Attitudes in central Europe to the US are divided but everyone recognises that a strong US is in their interest, the (Fidesz) head of parliament’s foreign affairs committee, Zsolt Németh, told a conference organised by the Nézőpont think tank on Thursday.
The US president often visits Europe, he said, and this is welcome from Hungary’s point of view, Németh said. Overall, things are moving in a good direction, and Trump’s visit to Warsaw provided added momentum, he added.
Referring to Wess Mitchell, assistant secretary of state responsible for diplomatic relations with Europe, Eurasia, NATO, the EU and the OSCE, he said Mitchell was a determining figure and he regarded central Europe as important and a friend.
It is generally agreed in central Europe that Russia is an aggressor, he said, adding that Hungary was not under any “direct threat”, however. “Still, it can’t be denied that NATO’s protective guarantee against Russia comes in handy,” he said.
Presenting a survey conducted in Hungary and ten other CEE countries by the Nézőpont research institute, Csaba Fodor, the think tank’s managing director, said that
countries in central Europe all supported NATO but viewed the US “slightly more unfavourably”.
Respondents said they expected more from US President Donald Trump, whose popularity in the region is low, he said.
Fully 56 percent of respondents in NATO countries declared that membership of the alliance was broadly beneficial to them.
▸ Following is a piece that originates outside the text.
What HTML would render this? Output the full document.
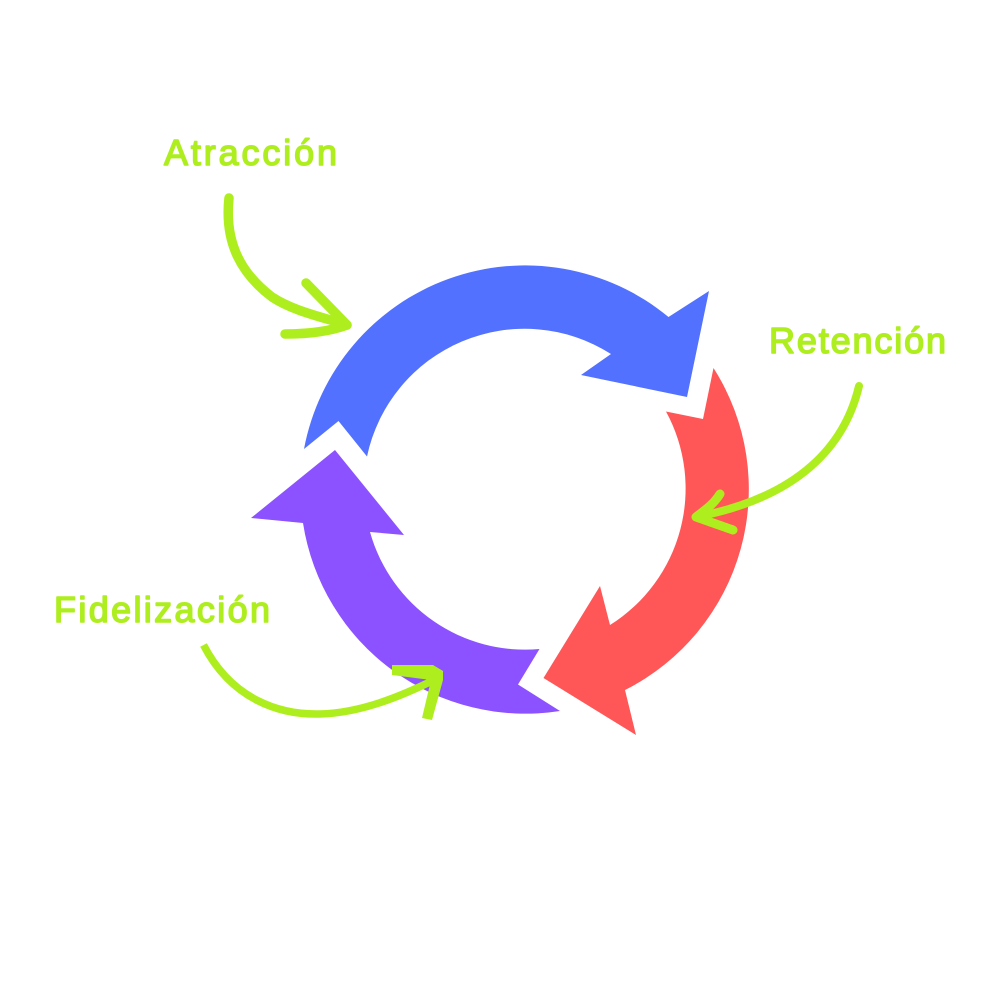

Outliers were the Poles and Romanians, who strongly supported NATO (92 percent and 86 percent, respectively). Hungarian support for the alliance was above average at 60 percent.
Perceptions of the US were less positive, with 48 percent holding a favourable opinion of the country as against 43 percent with a poor opinion, Fodor said. US-friendly attitudes are more pervasive in Poland and Romania, though, on balance, attitudes in Hungary are positive. One explanation for the less glossy view of the US compared to NATO is the low popularity of Trump, given negative media coverage of the president in central European countries, he said. Only 24 percent of people in the region view Trump positively; this measure rises to 41 percent in the case of Poles and to 28 percent in Hungary.